The predominate currency trade for the last good many years has been to bet against the US Dollar, but I ask if that might be changing now. There was an interesting blip on the radar screen lately as the Euro lost one-percent against the dollar, which did happen in one-day. New trend or non-sequitur, well I think there is a little bit more to it than a once off.
There was a particularly scary article in Reuters recently that could cause a huge calamity in the global currency markets. And it made me reconsider my outlook on both the short-term and long-term stability of the Euro-Zone, and the EURO currency itself. The article was titled "Germany MP Says Berlin Should Help Greece Leave Euro" by Christiaan Hetzner and Gernot Heller published on May 7, 2011. The teaser paragraph stated; "BERLIN (Reuters) - Germany should constructively support any efforts by Greece to abandon the euro and return to the drachma, a leading MP in Germany's junior coalition Free Democrats (FDP) said on Saturday."

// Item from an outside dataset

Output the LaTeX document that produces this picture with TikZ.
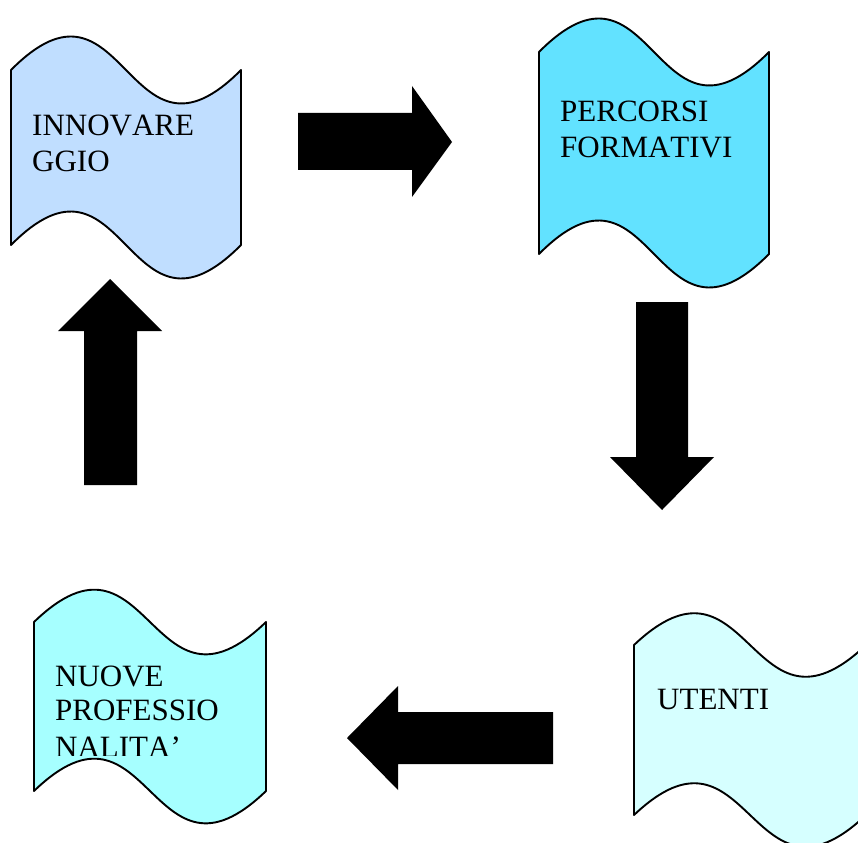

That is a troubling situation just as Portugal secures a $116 billion dollar bailout from the IMF and EU. As you know the PIIGS, Portugal, Ireland, Italy, Greece, and Spain have had a huge challenge reeling in their debt, and runaway expenses as those EU nations moved very quickly towards a socialistic governmental structure at a time when their aging population was already causing a big stress. After the global economic crisis, there was no way they could cover those accelerated costs, legacy obligations, and on-going expenses, while servicing those growing debt loads.
Many believed after the financial crisis that there would be a round-two bailout needed, but other nations are not so quick to come to the aid of the PIIGS due to their own financial situations.
Interestingly enough, as I was preparing this article, I found two more very telling pieces in the WSJ on this topic on Saturday-Sunday Issue May 7, 2011; (1) "Euro Plummets on Greece Report" by Stephen L. Bernard (Currency Trading Section) - a little over 1% on Friday-Saturday's news, and; (2) "Report on Greece Sparks Demand in U.S. Treasuries" by Min Zeng - which stated; "Worries about the recovery, fueled by sour economic data, have eclipsed fears about inflation, a main threat to bonds' value."
Now then, it would appear to me maybe it's the Euro which is in trouble, and not the dollar. And maybe all this Euro-Zone Bailout has failed, and merely put off the inevitable. Indeed, I hope you will please consider all this and think on it.